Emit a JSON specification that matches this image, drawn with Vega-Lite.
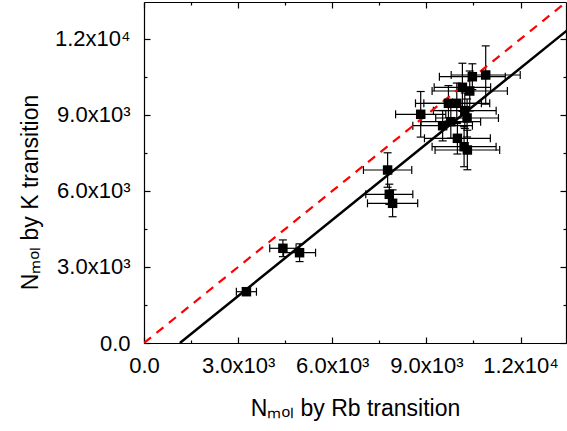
{
  "$schema": "https://vega.github.io/schema/vega-lite/v6.json",
  "width": 422,
  "height": 341,
  "autosize": "none",
  "padding": {"left": 144, "top": 2, "right": 1, "bottom": 88},
  "config": {
    "view": {"stroke": null},
    "font": "Liberation Sans",
    "axis": {
      "domainColor": "black",
      "domainWidth": 1.2,
      "tickColor": "black",
      "tickWidth": 1.2,
      "grid": false,
      "labelColor": "black",
      "labelFont": "Liberation Sans",
      "labelFontSize": 22,
      "titleFont": "Liberation Sans",
      "titleFontSize": 23,
      "titleFontWeight": "normal",
      "titleColor": "black",
      "labelFlush": false,
      "labelOverlap": false
    }
  },
  "datasets": {
    "pts": [
      {"rb": 3264, "k": 2025, "rbErr": 320, "kErr": 130},
      {"rb": 4427, "k": 3738, "rbErr": 420, "kErr": 330},
      {"rb": 4958, "k": 3564, "rbErr": 510, "kErr": 350},
      {"rb": 7764, "k": 6828, "rbErr": 770, "kErr": 680},
      {"rb": 7818, "k": 5869, "rbErr": 750, "kErr": 400},
      {"rb": 7923, "k": 5514, "rbErr": 800, "kErr": 530},
      {"rb": 8819, "k": 9027, "rbErr": 800, "kErr": 900},
      {"rb": 9518, "k": 8577, "rbErr": 950, "kErr": 600},
      {"rb": 9703, "k": 9461, "rbErr": 1050, "kErr": 700},
      {"rb": 9779, "k": 8735, "rbErr": 950, "kErr": 650},
      {"rb": 9969, "k": 9461, "rbErr": 1050, "kErr": 800},
      {"rb": 9989, "k": 8080, "rbErr": 1050, "kErr": 620},
      {"rb": 10148, "k": 10093, "rbErr": 900, "kErr": 950},
      {"rb": 10224, "k": 9169, "rbErr": 1000, "kErr": 700},
      {"rb": 10297, "k": 8881, "rbErr": 1000, "kErr": 750},
      {"rb": 10202, "k": 7748, "rbErr": 1020, "kErr": 790},
      {"rb": 10306, "k": 7618, "rbErr": 1030, "kErr": 780},
      {"rb": 10382, "k": 9946, "rbErr": 1200, "kErr": 790},
      {"rb": 10465, "k": 10511, "rbErr": 1050, "kErr": 510},
      {"rb": 10891, "k": 10578, "rbErr": 1100, "kErr": 1150}
    ],
    "ident": [{"rb": 0, "k": 0}, {"rb": 13500, "k": 13500}],
    "fit": [{"rb": 1144, "k": 0}, {"rb": 13500, "k": 12356}]
  },
  "layer": [
    {
      "data": {"name": "pts"},
      "mark": {"type": "errorbar", "ticks": {"size": 8, "thickness": 1.2, "color": "black", "opacity": 1}, "rule": {"color": "black", "opacity": 1, "strokeWidth": 1.2}, "color": "black", "thickness": 1.2},
      "encoding": {
        "x": {"field": "rb", "type": "quantitative", "scale": {"domain": [0, 13450], "nice": false, "zero": false}, "axis": null},
        "xError": {"field": "rbErr"},
        "y": {"field": "k", "type": "quantitative", "scale": {"domain": [0, 13460], "nice": false, "zero": false}, "axis": null}
      }
    },
    {
      "data": {"name": "pts"},
      "mark": {"type": "errorbar", "ticks": {"size": 8, "thickness": 1.2, "color": "black", "opacity": 1}, "rule": {"color": "black", "opacity": 1, "strokeWidth": 1.2}, "color": "black", "thickness": 1.2},
      "encoding": {
        "x": {"field": "rb", "type": "quantitative", "scale": {"domain": [0, 13450], "nice": false, "zero": false}, "axis": null},
        "y": {"field": "k", "type": "quantitative", "scale": {"domain": [0, 13460], "nice": false, "zero": false}, "axis": null},
        "yError": {"field": "kErr"}
      }
    },
    {
      "data": {"name": "ident"},
      "mark": {"type": "line", "color": "#ff0000", "strokeWidth": 2.2, "strokeDash": [9, 7], "clip": true},
      "encoding": {
        "x": {"field": "rb", "type": "quantitative", "scale": {"domain": [0, 13450], "nice": false, "zero": false},
          "axis": {"orient": "top", "title": null, "labels": false, "values": [0, 1500, 3000, 4500, 6000, 7500, 9000, 10500, 12000],
            "tickSize": {"condition": {"test": "datum.value % 3000 == 0", "value": -6}, "value": -3}}},
        "y": {"field": "k", "type": "quantitative", "scale": {"domain": [0, 13460], "nice": false, "zero": false},
          "axis": {"orient": "right", "title": null, "labels": false, "values": [0, 1500, 3000, 4500, 6000, 7500, 9000, 10500, 12000],
            "tickSize": {"condition": {"test": "datum.value % 3000 == 0", "value": -6}, "value": -3}}}
      }
    },
    {
      "data": {"name": "fit"},
      "mark": {"type": "line", "color": "black", "strokeWidth": 2.5, "clip": true},
      "encoding": {
        "x": {"field": "rb", "type": "quantitative", "scale": {"domain": [0, 13450], "nice": false, "zero": false}, "axis": null},
        "y": {"field": "k", "type": "quantitative", "scale": {"domain": [0, 13460], "nice": false, "zero": false}, "axis": null}
      }
    },
    {
      "data": {"name": "pts"},
      "mark": {"type": "square", "color": "black", "opacity": 1, "size": 90},
      "encoding": {
        "x": {"field": "rb", "type": "quantitative", "scale": {"domain": [0, 13450], "nice": false, "zero": false},
          "axis": {"orient": "bottom", "title": "Nₘₒₗ by Rb transition", "values": [0, 1500, 3000, 4500, 6000, 7500, 9000, 10500, 12000],
            "labelExpr": "datum.value == 0 ? '0.0' : datum.value == 3000 ? '3.0x10³' : datum.value == 6000 ? '6.0x10³' : datum.value == 9000 ? '9.0x10³' : datum.value == 12000 ? '1.2x10⁴' : ''",
            "tickSize": {"condition": {"test": "datum.value % 3000 == 0", "value": -6}, "value": -3},
            "labelPadding": 18, "titlePadding": 18}},
        "y": {"field": "k", "type": "quantitative", "scale": {"domain": [0, 13460], "nice": false, "zero": false},
          "axis": {"orient": "left", "title": "Nₘₒₗ by K transition", "values": [0, 1500, 3000, 4500, 6000, 7500, 9000, 10500, 12000],
            "labelExpr": "datum.value == 0 ? '0.0' : datum.value == 3000 ? '3.0x10³' : datum.value == 6000 ? '6.0x10³' : datum.value == 9000 ? '9.0x10³' : datum.value == 12000 ? '1.2x10⁴' : ''",
            "tickSize": {"condition": {"test": "datum.value % 3000 == 0", "value": -6}, "value": -3},
            "labelPadding": 20, "titlePadding": 12, "titleY": 190}}
      }
    }
  ],
  "resolve": {"axis": {"x": "independent", "y": "independent"}}
}
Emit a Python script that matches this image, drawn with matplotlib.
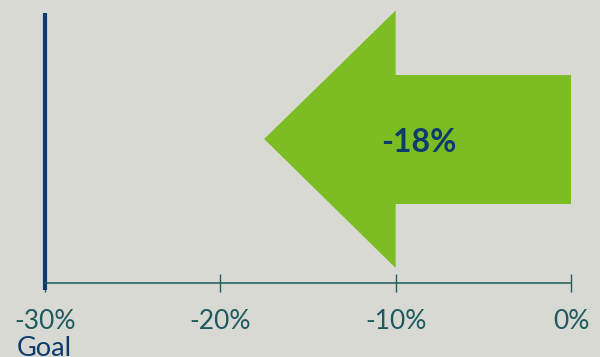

────────────────────

*DIRECTION*:
Verbatim reproduction of every record is required; images are left out.

*TASK RESULT*:
Emit a JSON specification that matches this image, drawn with Vega-Lite.
{
  "$schema": "https://vega.github.io/schema/vega-lite/v6.json",
  "width": 422,
  "height": 341,
  "autosize": "none",
  "padding": {"left": 144, "top": 2, "right": 1, "bottom": 88},
  "config": {
    "view": {"stroke": null},
    "font": "Liberation Sans",
    "axis": {
      "domainColor": "black",
      "domainWidth": 1.2,
      "tickColor": "black",
      "tickWidth": 1.2,
      "grid": false,
      "labelColor": "black",
      "labelFont": "Liberation Sans",
      "labelFontSize": 22,
      "titleFont": "Liberation Sans",
      "titleFontSize": 23,
      "titleFontWeight": "normal",
      "titleColor": "black",
      "labelFlush": false,
      "labelOverlap": false
    }
  },
  "datasets": {
    "pts": [
      {"rb": 3264, "k": 2025, "rbErr": 320, "kErr": 130},
      {"rb": 4427, "k": 3738, "rbErr": 420, "kErr": 330},
      {"rb": 4958, "k": 3564, "rbErr": 510, "kErr": 350},
      {"rb": 7764, "k": 6828, "rbErr": 770, "kErr": 680},
      {"rb": 7818, "k": 5869, "rbErr": 750, "kErr": 400},
      {"rb": 7923, "k": 5514, "rbErr": 800, "kErr": 530},
      {"rb": 8819, "k": 9027, "rbErr": 800, "kErr": 900},
      {"rb": 9518, "k": 8577, "rbErr": 950, "kErr": 600},
      {"rb": 9703, "k": 9461, "rbErr": 1050, "kErr": 700},
      {"rb": 9779, "k": 8735, "rbErr": 950, "kErr": 650},
      {"rb": 9969, "k": 9461, "rbErr": 1050, "kErr": 800},
      {"rb": 9989, "k": 8080, "rbErr": 1050, "kErr": 620},
      {"rb": 10148, "k": 10093, "rbErr": 900, "kErr": 950},
      {"rb": 10224, "k": 9169, "rbErr": 1000, "kErr": 700},
      {"rb": 10297, "k": 8881, "rbErr": 1000, "kErr": 750},
      {"rb": 10202, "k": 7748, "rbErr": 1020, "kErr": 790},
      {"rb": 10306, "k": 7618, "rbErr": 1030, "kErr": 780},
      {"rb": 10382, "k": 9946, "rbErr": 1200, "kErr": 790},
      {"rb": 10465, "k": 10511, "rbErr": 1050, "kErr": 510},
      {"rb": 10891, "k": 10578, "rbErr": 1100, "kErr": 1150}
    ],
    "ident": [{"rb": 0, "k": 0}, {"rb": 13500, "k": 13500}],
    "fit": [{"rb": 1144, "k": 0}, {"rb": 13500, "k": 12356}]
  },
  "layer": [
    {
      "data": {"name": "pts"},
      "mark": {"type": "errorbar", "ticks": {"size": 8, "thickness": 1.2, "color": "black", "opacity": 1}, "rule": {"color": "black", "opacity": 1, "strokeWidth": 1.2}, "color": "black", "thickness": 1.2},
      "encoding": {
        "x": {"field": "rb", "type": "quantitative", "scale": {"domain": [0, 13450], "nice": false, "zero": false}, "axis": null},
        "xError": {"field": "rbErr"},
        "y": {"field": "k", "type": "quantitative", "scale": {"domain": [0, 13460], "nice": false, "zero": false}, "axis": null}
      }
    },
    {
      "data": {"name": "pts"},
      "mark": {"type": "errorbar", "ticks": {"size": 8, "thickness": 1.2, "color": "black", "opacity": 1}, "rule": {"color": "black", "opacity": 1, "strokeWidth": 1.2}, "color": "black", "thickness": 1.2},
      "encoding": {
        "x": {"field": "rb", "type": "quantitative", "scale": {"domain": [0, 13450], "nice": false, "zero": false}, "axis": null},
        "y": {"field": "k", "type": "quantitative", "scale": {"domain": [0, 13460], "nice": false, "zero": false}, "axis": null},
        "yError": {"field": "kErr"}
      }
    },
    {
      "data": {"name": "ident"},
      "mark": {"type": "line", "color": "#ff0000", "strokeWidth": 2.2, "strokeDash": [9, 7], "clip": true},
      "encoding": {
        "x": {"field": "rb", "type": "quantitative", "scale": {"domain": [0, 13450], "nice": false, "zero": false},
          "axis": {"orient": "top", "title": null, "labels": false, "values": [0, 1500, 3000, 4500, 6000, 7500, 9000, 10500, 12000],
            "tickSize": {"condition": {"test": "datum.value % 3000 == 0", "value": -6}, "value": -3}}},
        "y": {"field": "k", "type": "quantitative", "scale": {"domain": [0, 13460], "nice": false, "zero": false},
          "axis": {"orient": "right", "title": null, "labels": false, "values": [0, 1500, 3000, 4500, 6000, 7500, 9000, 10500, 12000],
            "tickSize": {"condition": {"test": "datum.value % 3000 == 0", "value": -6}, "value": -3}}}
      }
    },
    {
      "data": {"name": "fit"},
      "mark": {"type": "line", "color": "black", "strokeWidth": 2.5, "clip": true},
      "encoding": {
        "x": {"field": "rb", "type": "quantitative", "scale": {"domain": [0, 13450], "nice": false, "zero": false}, "axis": null},
        "y": {"field": "k", "type": "quantitative", "scale": {"domain": [0, 13460], "nice": false, "zero": false}, "axis": null}
      }
    },
    {
      "data": {"name": "pts"},
      "mark": {"type": "square", "color": "black", "opacity": 1, "size": 90},
      "encoding": {
        "x": {"field": "rb", "type": "quantitative", "scale": {"domain": [0, 13450], "nice": false, "zero": false},
          "axis": {"orient": "bottom", "title": "Nₘₒₗ by Rb transition", "values": [0, 1500, 3000, 4500, 6000, 7500, 9000, 10500, 12000],
            "labelExpr": "datum.value == 0 ? '0.0' : datum.value == 3000 ? '3.0x10³' : datum.value == 6000 ? '6.0x10³' : datum.value == 9000 ? '9.0x10³' : datum.value == 12000 ? '1.2x10⁴' : ''",
            "tickSize": {"condition": {"test": "datum.value % 3000 == 0", "value": -6}, "value": -3},
            "labelPadding": 18, "titlePadding": 18}},
        "y": {"field": "k", "type": "quantitative", "scale": {"domain": [0, 13460], "nice": false, "zero": false},
          "axis": {"orient": "left", "title": "Nₘₒₗ by K transition", "values": [0, 1500, 3000, 4500, 6000, 7500, 9000, 10500, 12000],
            "labelExpr": "datum.value == 0 ? '0.0' : datum.value == 3000 ? '3.0x10³' : datum.value == 6000 ? '6.0x10³' : datum.value == 9000 ? '9.0x10³' : datum.value == 12000 ? '1.2x10⁴' : ''",
            "tickSize": {"condition": {"test": "datum.value % 3000 == 0", "value": -6}, "value": -3},
            "labelPadding": 20, "titlePadding": 12, "titleY": 190}}
      }
    }
  ],
  "resolve": {"axis": {"x": "independent", "y": "independent"}}
}
Emit a Python script that matches this image, drawn with matplotlib.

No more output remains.